Continúo rumbo al norte. El camino hacia la cumbre se estrecha en calles de tierra bordeados por pequeñas parcelas cultivadas con chayote. Según me acerco a las faldas del volcán se desfigura la montaña y el paisaje se vuelve agreste, con enormes quebradas de piedra y un bosque casi desértico en una parte importante de su superficie. Cada año se extraen siete millones de pesos de madera ilegal y el Parque ya ha perdido un 85% de su cobertura forestal, una herida mucho más profunda que arrancar una simple cabellera.

A orillas de los barrancos se encuentran “los hijos de la niebla”, niños con las mejillas abofeteadas por el frío que visten ropa holgada, o pequeña, dependiendo del hermano del que la hayan heredado. Son harapos camaleónicos que se camuflan mejor en la tierra cuanto más rasgados estén. Debemos la vida a una tierra rica que nos da de comer, aunque la naturaleza más adánica, la original, tiene una fachada esencialmente pobre. No admite corbatas, y sí parece engalanarse con la desnudez y las botas sucias. La tierra mancha la piel y reverdece el alma, aunque en su estado más primitivo también es solitaria, no quiere intrusos, no les da nada. En las faldas del volcán hay alrededor de 27 mil habitantes retando la soledad del volcán. Son pequeñas aldeas distribuidas por las laderas con hombres y mujeres que viven como pueden. Contagiados por el silencio volcánico, apenas hablan ni creen en la necesidad de la palabra. 

La maestra de una escuela rural y varias madres me ceden su voz por unos minutos para hablarme de la vida en Citlaltepetl. Sus habitantes extraen de la tierra lo único que les da, madera. Elaboran cajas para transportar frutas y verduras, un proceso de producción en el que participa toda la familia, desde la abuela que carga en alforjas las ramas taladas, al niño que después de la escuela dedica las tardes a cortar leños. Una gran parte del suelo es improductivo, con tierras escarpadas y un clima hostil que apenas les permite cultivar maíz: “cuando no nos lo tira el viento”, dice una de las mujeres ataviada con falda y un rebozo sobre los hombros.

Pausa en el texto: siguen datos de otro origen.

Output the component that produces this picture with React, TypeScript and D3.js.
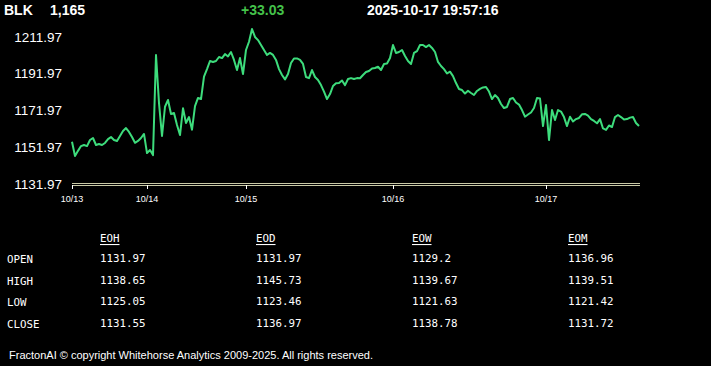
import React, { useEffect, useRef } from "react";
import * as d3 from "d3";

// price samples, evenly spaced in time
const prices = [
  1155.0, 1147.2, 1150.0, 1152.6, 1153.2, 1152.6, 1155.9, 1157.0, 1153.2, 1153.7,
  1153.2, 1154.3, 1156.4, 1157.5, 1155.9, 1155.4, 1158.1, 1160.8, 1162.4, 1160.3,
  1157.5, 1154.4, 1155.4, 1157.0, 1159.2, 1148.8, 1150.5, 1147.7, 1202.2, 1176.0,
  1158.1, 1174.0, 1177.7, 1170.1, 1170.6, 1164.1, 1158.6, 1173.2, 1165.2, 1168.4,
  1161.5, 1174.4, 1178.8, 1178.2, 1190.4, 1194.5, 1198.9, 1198.4, 1198.9, 1201.1,
  1200.5, 1202.7, 1201.4, 1203.8, 1199.5, 1194.0, 1200.5, 1191.8, 1204.9, 1209.4,
  1216.3, 1212.0, 1210.3, 1207.6, 1204.9, 1202.2, 1203.3, 1202.2, 1199.5, 1194.5,
  1191.3, 1188.9, 1191.8, 1197.8, 1200.3, 1200.3, 1199.5, 1197.3, 1190.2, 1189.6,
  1194.0, 1190.2, 1188.6, 1185.8, 1182.2, 1178.2, 1180.9, 1185.3, 1186.8, 1186.9,
  1188.3, 1185.8, 1189.1, 1189.6, 1189.1, 1189.6, 1189.5, 1191.3, 1192.9, 1193.5,
  1194.8, 1195.1, 1195.8, 1194.0, 1197.3, 1197.5, 1200.5, 1207.6, 1203.3, 1203.8,
  1204.9, 1201.6, 1198.9, 1197.3, 1203.3, 1204.3, 1207.6, 1207.6, 1206.5, 1207.6,
  1206.0, 1203.8, 1198.4, 1196.2, 1194.5, 1192.1, 1193.1, 1190.7, 1186.9, 1183.7,
  1183.1, 1181.2, 1182.7, 1181.5, 1180.4, 1182.6, 1183.7, 1184.5, 1184.8, 1182.3,
  1178.2, 1180.4, 1178.8, 1175.5, 1173.3, 1173.9, 1178.2, 1178.8, 1176.3, 1175.2,
  1172.2, 1168.6, 1169.8, 1170.9, 1173.3, 1178.8, 1178.5, 1163.5, 1175.0, 1155.9,
  1172.2, 1166.8, 1172.2, 1171.4, 1168.4, 1163.5, 1168.6, 1166.0, 1167.3, 1167.9,
  1169.9, 1170.1, 1169.2, 1167.3, 1166.3, 1165.0, 1167.3, 1162.2, 1161.4, 1163.8,
  1163.0, 1168.4, 1169.5, 1168.4, 1167.1, 1167.3, 1168.1, 1168.4, 1165.2, 1163.5,
];

const dayTickIndex = [0, 25, 58, 107, 158];
const dayTickLabels = ["10/13", "10/14", "10/15", "10/16", "10/17"];
const priceTicks = [1131.97, 1151.97, 1171.97, 1191.97, 1211.97];

const rowLabels = ["OPEN", "HIGH", "LOW", "CLOSE"];
const colHeaders = ["EOH", "EOD", "EOW", "EOM"];
const eoh = [1131.97, 1138.65, 1125.05, 1131.55];
const eod = [1131.97, 1145.73, 1123.46, 1136.97];
const eow = [1129.2, 1139.67, 1121.63, 1138.78];
const eom = [1136.96, 1139.51, 1121.42, 1131.72];

const symbol = "BLK";
const lastPrice = "1,165";
const change = "+33.03";
const stamp = "2025-10-17 19:57:16";

export default function App() {
  const ref = useRef<SVGSVGElement | null>(null);

  useEffect(() => {
    const svg = d3.select(ref.current);
    svg.selectAll("*").remove();

    const width = 711,
      height = 366;

    svg.append("rect").attr("width", width).attr("height", height).attr("fill", "#000");

    // header
    const head = svg.append("g")
      .style("font-family", "'Liberation Sans', Arial, sans-serif")
      .style("font-size", "14px")
      .style("font-weight", "bold");
    head.append("text").attr("x", 4).attr("y", 15).attr("fill", "#fff").text(symbol);
    head.append("text").attr("x", 50).attr("y", 15).attr("fill", "#fff").text(lastPrice);
    head.append("text").attr("x", 241).attr("y", 15).attr("fill", "#44c24a").text(change);
    head.append("text").attr("x", 367).attr("y", 15).attr("fill", "#fff").text(stamp);

    const x = d3.scaleLinear().domain([0, prices.length - 1]).range([72, 639]);
    const y = d3.scaleLinear().domain([1131.97, 1211.97]).range([184, 37]);

    // y labels
    svg.append("g")
      .selectAll("text")
      .data(priceTicks)
      .enter()
      .append("text")
      .attr("x", 62)
      .attr("y", (d) => y(d))
      .attr("text-anchor", "end")
      .attr("dominant-baseline", "central")
      .style("font-family", "'Liberation Sans', Arial, sans-serif")
      .style("font-size", "13.5px")
      .attr("fill", "#fff")
      .text((d) => d.toFixed(2));

    // x axis double line
    const ax = svg.append("g");
    [-1, 1].forEach((o) => {
      ax.append("line")
        .attr("x1", 72)
        .attr("x2", 640)
        .attr("y1", y(1131.97) + o + 0.5)
        .attr("y2", y(1131.97) + o + 0.5)
        .attr("stroke", "#c9c9a6")
        .attr("stroke-width", 1);
    });
    ax.selectAll(".tick")
      .data(dayTickIndex)
      .enter()
      .append("line")
      .attr("x1", (d) => Math.round(x(d)) + 0.5)
      .attr("x2", (d) => Math.round(x(d)) + 0.5)
      .attr("y1", 185)
      .attr("y2", 189)
      .attr("stroke", "#fff");
    ax.selectAll(".lbl")
      .data(dayTickIndex)
      .enter()
      .append("text")
      .attr("x", (d) => x(d))
      .attr("y", 202)
      .attr("text-anchor", "middle")
      .style("font-family", "'Liberation Sans', Arial, sans-serif")
      .style("font-size", "9px")
      .attr("fill", "#fff")
      .text((d, i) => dayTickLabels[i]);

    // price line
    const line = d3.line<number>()
      .x((d, i) => x(i))
      .y((d) => y(d));
    svg.append("path")
      .datum(prices)
      .attr("d", line)
      .attr("fill", "none")
      .attr("stroke", "#3ddc7c")
      .attr("stroke-width", 2)
      .attr("stroke-linejoin", "round");

    // summary table
    const cols = [eoh, eod, eow, eom];
    const cx = d3.scalePoint<string>().domain(colHeaders).range([100, 568]);
    const ry = d3.scalePoint<string>().domain(rowLabels).range([259.5, 324.5]);
    const tbl = svg.append("g")
      .style("font-family", "'DejaVu Sans Mono', 'Liberation Mono', monospace")
      .style("font-size", "10.8px")
      .attr("fill", "#fff");

    tbl.selectAll(".hdr")
      .data(colHeaders)
      .enter()
      .append("text")
      .attr("x", (d) => cx(d) as number)
      .attr("y", 238.5)
      .attr("dominant-baseline", "central")
      .style("text-decoration", "underline")
      .text((d) => d);

    tbl.selectAll(".row")
      .data(rowLabels)
      .enter()
      .append("text")
      .attr("x", 7)
      .attr("y", (d) => ry(d) as number)
      .attr("dominant-baseline", "central")
      .text((d) => d);

    cols.forEach((vals, c) => {
      tbl.append("g")
        .selectAll("text")
        .data(vals)
        .enter()
        .append("text")
        .attr("x", cx(colHeaders[c]) as number)
        .attr("y", (d, i) => (ry(rowLabels[i]) as number) - 1)
        .attr("dominant-baseline", "central")
        .text((d) => String(d));
    });

    // footer
    svg.append("text")
      .attr("x", 9)
      .attr("y", 359)
      .attr("textLength", 364)
      .attr("lengthAdjust", "spacingAndGlyphs")
      .style("font-family", "'Liberation Sans', Arial, sans-serif")
      .style("font-size", "11px")
      .attr("fill", "#fff")
      .text("FractonAI \u00a9 copyright Whitehorse Analytics 2009-2025. All rights reserved.");
  }, []);

  return (
    <div style={{ position: "fixed", left: 0, top: 0, width: 711, height: 366, background: "#000" }}>
      <svg ref={ref} width={711} height={366} style={{ display: "block" }} />
    </div>
  );
}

¿Quién querría vivir en una tierra tan inhóspita? Algunos creen que las comunidades del volcán se fundaron después de la Reforma Agraria llevada a cabo por Lázaro Cárdenas, el presidente mexicano que abrió la puerta a los exiliados españoles durante la Guerra Civil, un gesto que me recuerda no sólo a esa España republicana que creo amar, sino el infierno del migrante y el refugiado que en Europa recibe portazos en la cara, ayer en Lanzarote y hoy en Lampedusa. Otros creen que estos poblados fueron creándose después de la Revolución Mexicana de 1910, levantados por familias refugiadas en los montes que acabaron haciendo vida en la clandestinidad. La realidad de hoy habla de familias pobres que soportan temperaturas de dos grados durante más de la mitad del año, durmiendo entre láminas de madera y caminando horas para llegar a una clínica. Los niños sufren enfermedades respiratorias agudas que no pocas veces terminan con la muerte. El volcán sigue reclamando su cuota de soledad y el gobierno se la da gustosamente, olvidando que hay 20 mil almas viviendo a sus pies.

Llego hasta la última comunidad habitada del volcán, a unos 3 mil y pico metros de altitud. Jalco está emplazado sobre una enorme explanada de tonalidades blancas y amarillas. Las poco más de treinta casas de madera están dispersas y la gente mira con desconfianza. Soy de ese tipo de visitas inesperadas, que nunca llega, o no debería llegar. Si el lugar se cubriera de nieve podría parecer uno de esos campamentos de Yukón o Alaska descritos por Jack London a finales del XIX. No hay aventureros llegando a los límites del continente norteamericano en busca de oro, pero si la estampa de una vida que parece estar de paso, esperando una oportunidad que nunca llega. Adelante sólo hay silencio y un bello camino hacia la cima volcánica. Con el viento corre el rumor de Nahuani. Pasarán los hombres y la horas, pero el señor de la niebla continuará esperando aquí eternamente.